WHAT THE TASK REQUIRES: Each line that holds the word "React" is to be identified and copied.

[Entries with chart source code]
--- --- ---

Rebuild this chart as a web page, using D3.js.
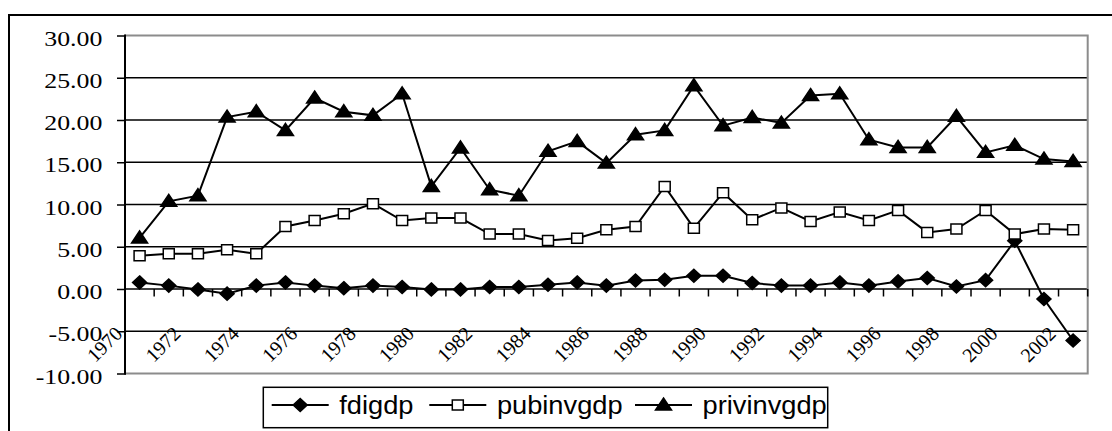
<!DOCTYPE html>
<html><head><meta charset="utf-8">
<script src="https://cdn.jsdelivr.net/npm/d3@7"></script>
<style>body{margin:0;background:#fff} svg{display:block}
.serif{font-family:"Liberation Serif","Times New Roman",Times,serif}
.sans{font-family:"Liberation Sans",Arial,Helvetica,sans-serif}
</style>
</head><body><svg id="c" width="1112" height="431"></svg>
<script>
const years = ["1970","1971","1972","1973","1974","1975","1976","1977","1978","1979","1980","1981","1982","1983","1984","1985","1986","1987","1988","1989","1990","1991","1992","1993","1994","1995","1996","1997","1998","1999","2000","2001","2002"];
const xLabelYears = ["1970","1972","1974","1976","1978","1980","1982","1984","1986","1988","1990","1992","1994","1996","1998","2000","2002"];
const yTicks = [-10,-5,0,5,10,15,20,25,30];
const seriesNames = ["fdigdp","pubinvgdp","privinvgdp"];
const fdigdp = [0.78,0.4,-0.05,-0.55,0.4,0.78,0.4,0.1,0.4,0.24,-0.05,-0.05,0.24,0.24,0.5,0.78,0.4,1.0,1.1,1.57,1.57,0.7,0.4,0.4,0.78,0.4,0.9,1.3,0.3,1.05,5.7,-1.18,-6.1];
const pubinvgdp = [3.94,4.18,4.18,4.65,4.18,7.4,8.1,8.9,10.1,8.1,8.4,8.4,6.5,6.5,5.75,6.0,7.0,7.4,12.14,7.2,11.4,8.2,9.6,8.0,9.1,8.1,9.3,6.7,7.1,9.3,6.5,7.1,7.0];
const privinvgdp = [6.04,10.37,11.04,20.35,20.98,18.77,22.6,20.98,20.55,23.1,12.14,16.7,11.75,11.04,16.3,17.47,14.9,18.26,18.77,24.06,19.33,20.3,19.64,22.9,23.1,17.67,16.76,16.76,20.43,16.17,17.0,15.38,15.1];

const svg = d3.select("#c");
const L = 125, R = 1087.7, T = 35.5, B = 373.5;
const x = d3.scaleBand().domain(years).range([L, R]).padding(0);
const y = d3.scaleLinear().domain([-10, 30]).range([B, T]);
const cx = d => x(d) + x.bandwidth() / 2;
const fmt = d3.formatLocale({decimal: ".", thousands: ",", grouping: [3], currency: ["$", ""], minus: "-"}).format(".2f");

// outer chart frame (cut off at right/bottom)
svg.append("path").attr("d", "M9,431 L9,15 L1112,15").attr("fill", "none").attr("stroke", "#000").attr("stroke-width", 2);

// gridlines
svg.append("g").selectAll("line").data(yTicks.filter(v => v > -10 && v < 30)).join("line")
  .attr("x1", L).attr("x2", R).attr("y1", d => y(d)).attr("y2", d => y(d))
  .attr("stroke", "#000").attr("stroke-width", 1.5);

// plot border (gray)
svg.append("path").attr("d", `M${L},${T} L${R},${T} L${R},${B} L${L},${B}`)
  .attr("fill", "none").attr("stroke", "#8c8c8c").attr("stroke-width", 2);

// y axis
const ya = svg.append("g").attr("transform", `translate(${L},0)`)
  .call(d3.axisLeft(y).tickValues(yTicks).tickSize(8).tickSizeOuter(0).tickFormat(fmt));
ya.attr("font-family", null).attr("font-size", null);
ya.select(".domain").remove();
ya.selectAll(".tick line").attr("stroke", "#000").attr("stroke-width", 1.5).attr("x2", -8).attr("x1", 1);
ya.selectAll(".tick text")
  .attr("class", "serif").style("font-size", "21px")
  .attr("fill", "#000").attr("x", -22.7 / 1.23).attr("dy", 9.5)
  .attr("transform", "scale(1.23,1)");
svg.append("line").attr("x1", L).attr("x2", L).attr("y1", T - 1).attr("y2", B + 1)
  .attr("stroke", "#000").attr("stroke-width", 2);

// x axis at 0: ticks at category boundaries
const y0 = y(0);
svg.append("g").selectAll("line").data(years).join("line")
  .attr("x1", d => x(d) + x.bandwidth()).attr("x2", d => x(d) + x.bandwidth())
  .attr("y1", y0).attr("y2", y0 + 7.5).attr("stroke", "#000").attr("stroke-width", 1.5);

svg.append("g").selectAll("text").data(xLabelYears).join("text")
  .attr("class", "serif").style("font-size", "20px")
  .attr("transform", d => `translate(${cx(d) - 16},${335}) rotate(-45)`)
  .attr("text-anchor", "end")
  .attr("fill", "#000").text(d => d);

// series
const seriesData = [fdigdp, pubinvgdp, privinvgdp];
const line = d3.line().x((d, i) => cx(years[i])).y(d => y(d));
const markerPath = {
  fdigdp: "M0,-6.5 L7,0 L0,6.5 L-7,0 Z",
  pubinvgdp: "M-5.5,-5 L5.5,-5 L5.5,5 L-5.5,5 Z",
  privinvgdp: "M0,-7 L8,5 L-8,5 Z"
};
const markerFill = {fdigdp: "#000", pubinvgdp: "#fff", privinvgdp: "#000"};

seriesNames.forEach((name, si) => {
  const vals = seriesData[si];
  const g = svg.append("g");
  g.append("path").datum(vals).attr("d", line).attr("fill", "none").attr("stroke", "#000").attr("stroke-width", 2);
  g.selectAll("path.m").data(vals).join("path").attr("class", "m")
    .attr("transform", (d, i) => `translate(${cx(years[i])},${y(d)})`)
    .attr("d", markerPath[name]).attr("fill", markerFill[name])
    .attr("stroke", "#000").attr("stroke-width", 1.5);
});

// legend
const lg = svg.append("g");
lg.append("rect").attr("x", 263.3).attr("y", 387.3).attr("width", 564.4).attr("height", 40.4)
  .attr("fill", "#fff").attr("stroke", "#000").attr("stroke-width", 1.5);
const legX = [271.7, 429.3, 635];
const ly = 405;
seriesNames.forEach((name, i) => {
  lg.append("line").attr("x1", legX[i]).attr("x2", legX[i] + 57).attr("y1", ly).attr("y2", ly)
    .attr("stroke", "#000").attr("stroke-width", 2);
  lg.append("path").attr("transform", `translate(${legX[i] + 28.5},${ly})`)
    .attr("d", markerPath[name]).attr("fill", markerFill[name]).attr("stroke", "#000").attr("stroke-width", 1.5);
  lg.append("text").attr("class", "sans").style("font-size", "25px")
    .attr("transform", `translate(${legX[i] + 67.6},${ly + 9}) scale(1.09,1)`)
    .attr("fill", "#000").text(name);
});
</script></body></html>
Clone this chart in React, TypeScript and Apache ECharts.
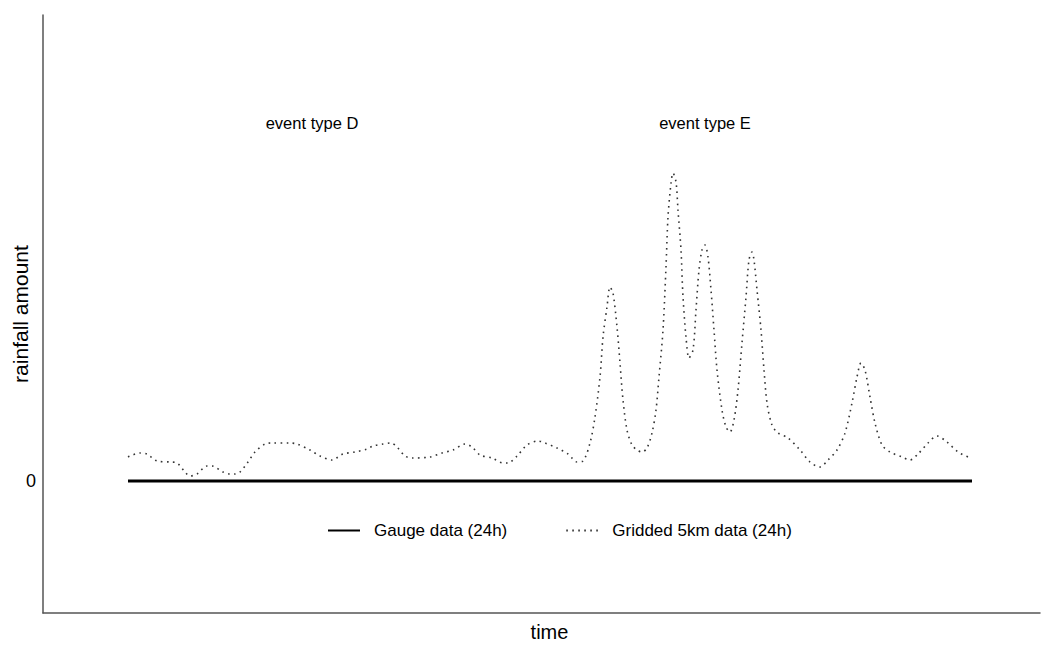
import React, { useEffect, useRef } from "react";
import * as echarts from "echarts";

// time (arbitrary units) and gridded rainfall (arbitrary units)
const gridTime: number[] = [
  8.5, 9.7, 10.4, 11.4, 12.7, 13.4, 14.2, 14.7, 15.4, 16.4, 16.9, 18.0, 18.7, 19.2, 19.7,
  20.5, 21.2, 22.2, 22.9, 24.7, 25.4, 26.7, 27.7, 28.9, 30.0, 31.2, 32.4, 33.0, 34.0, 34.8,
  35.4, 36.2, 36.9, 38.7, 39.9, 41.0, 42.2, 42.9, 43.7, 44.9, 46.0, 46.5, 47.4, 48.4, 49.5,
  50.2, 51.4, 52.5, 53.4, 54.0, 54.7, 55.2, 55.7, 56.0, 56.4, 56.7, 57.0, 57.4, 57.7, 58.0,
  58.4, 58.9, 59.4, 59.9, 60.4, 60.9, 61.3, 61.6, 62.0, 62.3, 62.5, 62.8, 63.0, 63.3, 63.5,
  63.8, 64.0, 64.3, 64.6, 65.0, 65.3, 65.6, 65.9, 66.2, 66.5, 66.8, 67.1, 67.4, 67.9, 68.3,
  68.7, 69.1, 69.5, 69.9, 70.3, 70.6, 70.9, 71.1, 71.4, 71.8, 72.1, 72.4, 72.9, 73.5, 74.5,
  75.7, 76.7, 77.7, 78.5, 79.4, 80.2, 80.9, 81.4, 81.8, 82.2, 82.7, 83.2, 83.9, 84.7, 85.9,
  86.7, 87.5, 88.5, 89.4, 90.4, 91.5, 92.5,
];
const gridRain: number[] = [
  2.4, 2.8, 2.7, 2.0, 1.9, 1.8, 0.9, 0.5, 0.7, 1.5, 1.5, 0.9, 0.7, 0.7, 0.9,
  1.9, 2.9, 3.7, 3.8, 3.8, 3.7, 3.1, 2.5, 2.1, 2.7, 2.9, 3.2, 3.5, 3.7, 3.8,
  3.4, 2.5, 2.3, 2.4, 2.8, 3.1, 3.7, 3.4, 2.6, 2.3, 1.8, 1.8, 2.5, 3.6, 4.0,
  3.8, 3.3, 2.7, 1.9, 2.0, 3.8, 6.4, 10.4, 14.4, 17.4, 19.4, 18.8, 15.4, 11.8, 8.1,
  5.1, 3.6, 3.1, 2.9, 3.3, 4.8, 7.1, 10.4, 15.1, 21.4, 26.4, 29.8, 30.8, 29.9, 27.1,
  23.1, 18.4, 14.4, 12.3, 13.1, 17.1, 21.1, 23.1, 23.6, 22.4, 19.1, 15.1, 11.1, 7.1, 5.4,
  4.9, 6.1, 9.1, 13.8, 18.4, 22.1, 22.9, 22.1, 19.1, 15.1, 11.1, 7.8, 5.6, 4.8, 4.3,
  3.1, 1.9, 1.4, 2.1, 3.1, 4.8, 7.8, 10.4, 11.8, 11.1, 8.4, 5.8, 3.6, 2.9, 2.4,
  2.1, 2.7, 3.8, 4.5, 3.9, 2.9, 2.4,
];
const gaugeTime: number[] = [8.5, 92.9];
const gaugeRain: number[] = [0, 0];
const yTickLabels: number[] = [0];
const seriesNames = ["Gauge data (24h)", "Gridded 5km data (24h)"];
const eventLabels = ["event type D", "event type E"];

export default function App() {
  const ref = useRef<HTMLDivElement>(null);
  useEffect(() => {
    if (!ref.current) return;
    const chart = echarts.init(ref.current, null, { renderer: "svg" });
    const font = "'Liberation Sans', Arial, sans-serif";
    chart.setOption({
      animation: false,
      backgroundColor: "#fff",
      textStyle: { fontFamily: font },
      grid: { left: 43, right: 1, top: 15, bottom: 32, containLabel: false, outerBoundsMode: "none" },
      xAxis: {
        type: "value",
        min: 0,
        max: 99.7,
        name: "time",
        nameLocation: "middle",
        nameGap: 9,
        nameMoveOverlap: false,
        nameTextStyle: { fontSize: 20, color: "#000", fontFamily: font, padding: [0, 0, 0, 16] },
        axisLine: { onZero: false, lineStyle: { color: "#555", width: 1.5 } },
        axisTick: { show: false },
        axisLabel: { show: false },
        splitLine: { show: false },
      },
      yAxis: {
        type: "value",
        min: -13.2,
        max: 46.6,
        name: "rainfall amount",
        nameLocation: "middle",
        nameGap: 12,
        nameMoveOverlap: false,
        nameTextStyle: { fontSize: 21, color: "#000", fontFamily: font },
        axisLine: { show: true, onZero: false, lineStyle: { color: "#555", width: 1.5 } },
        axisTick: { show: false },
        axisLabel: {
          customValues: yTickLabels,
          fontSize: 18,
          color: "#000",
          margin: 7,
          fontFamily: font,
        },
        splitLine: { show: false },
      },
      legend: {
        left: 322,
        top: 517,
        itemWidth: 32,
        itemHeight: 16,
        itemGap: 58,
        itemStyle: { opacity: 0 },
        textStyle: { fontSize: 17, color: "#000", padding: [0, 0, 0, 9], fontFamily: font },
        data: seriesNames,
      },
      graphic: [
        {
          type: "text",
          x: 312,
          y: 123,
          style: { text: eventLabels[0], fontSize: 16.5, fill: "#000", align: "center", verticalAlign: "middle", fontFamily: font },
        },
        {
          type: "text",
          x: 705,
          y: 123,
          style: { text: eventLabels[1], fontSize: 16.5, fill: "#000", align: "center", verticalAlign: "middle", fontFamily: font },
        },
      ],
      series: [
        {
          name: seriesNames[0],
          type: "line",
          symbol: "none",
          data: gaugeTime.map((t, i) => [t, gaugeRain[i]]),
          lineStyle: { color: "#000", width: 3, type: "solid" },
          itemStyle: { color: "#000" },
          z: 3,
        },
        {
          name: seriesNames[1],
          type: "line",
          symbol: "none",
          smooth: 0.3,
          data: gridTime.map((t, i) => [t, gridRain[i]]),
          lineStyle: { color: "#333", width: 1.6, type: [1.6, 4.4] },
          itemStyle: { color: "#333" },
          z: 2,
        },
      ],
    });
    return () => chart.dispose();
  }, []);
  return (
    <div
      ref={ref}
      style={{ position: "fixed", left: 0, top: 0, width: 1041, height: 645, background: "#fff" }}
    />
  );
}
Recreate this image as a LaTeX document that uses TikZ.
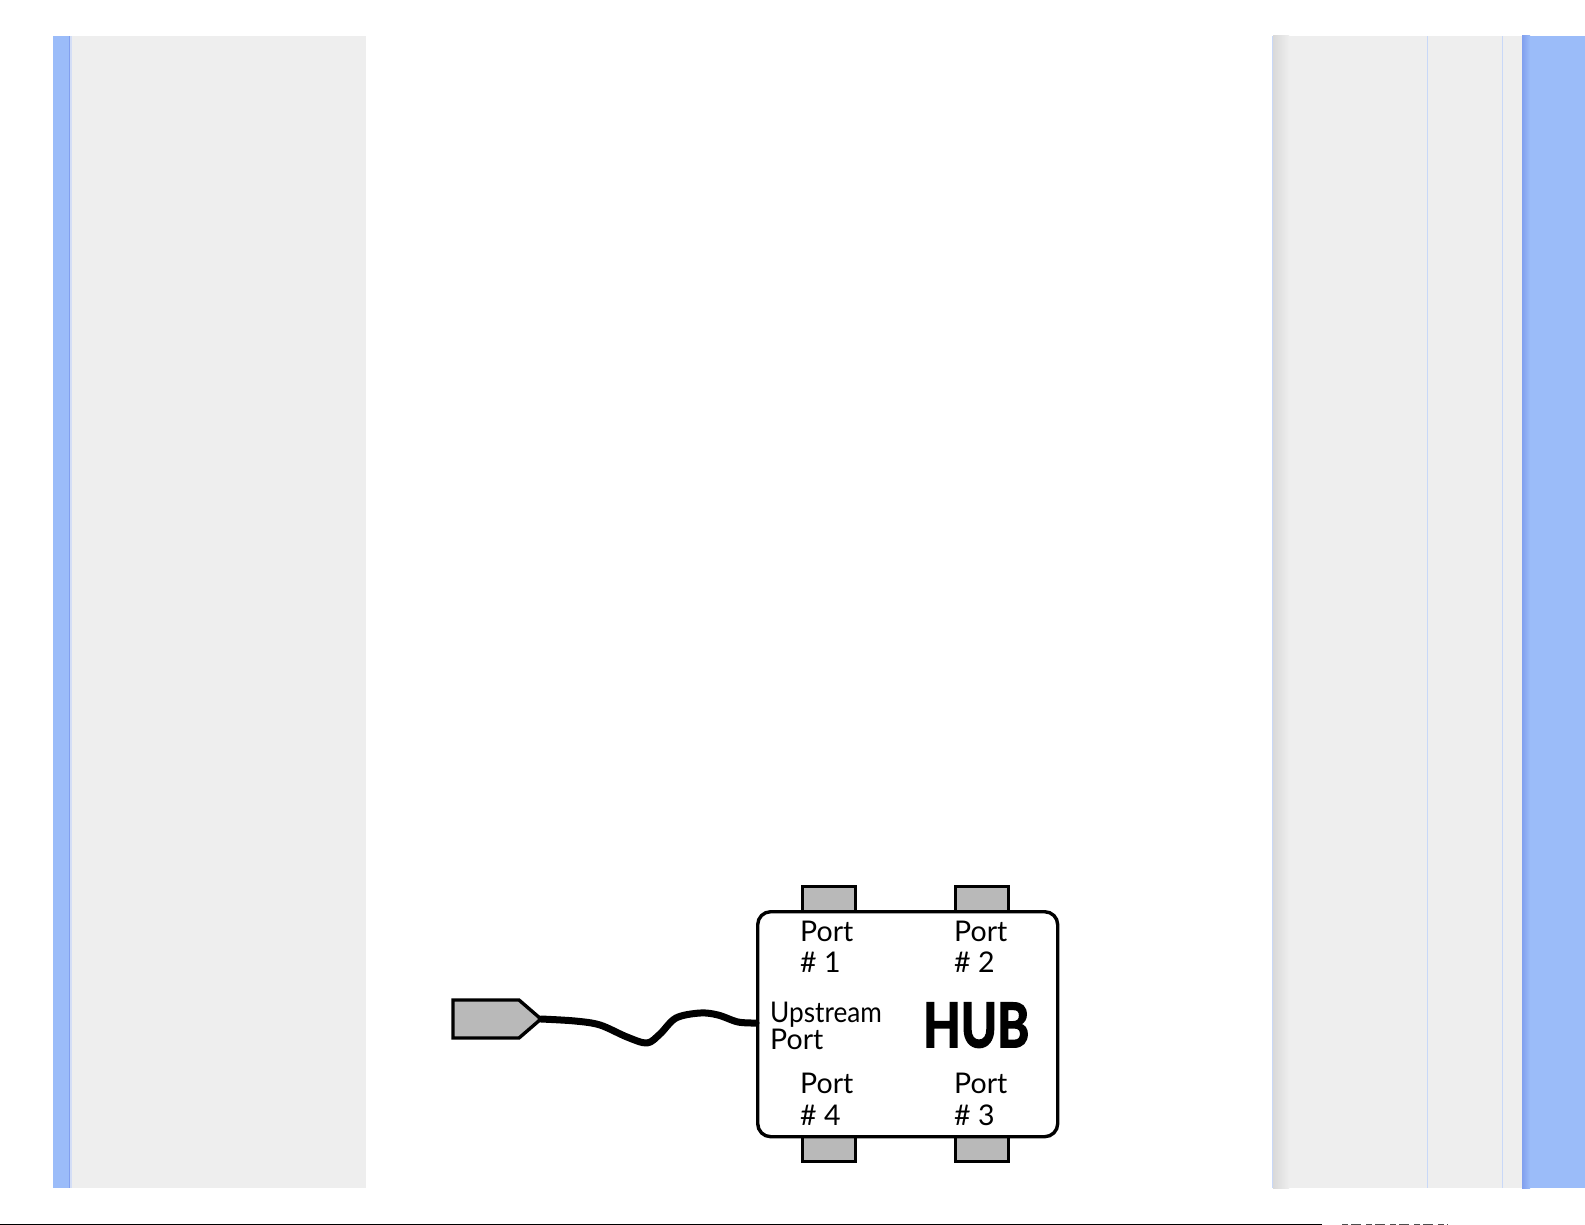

--- --- ---

ANSWER FOR THE TASK:
Clone this chart in React, TypeScript and Apache ECharts.
import React, { useEffect, useRef } from "react";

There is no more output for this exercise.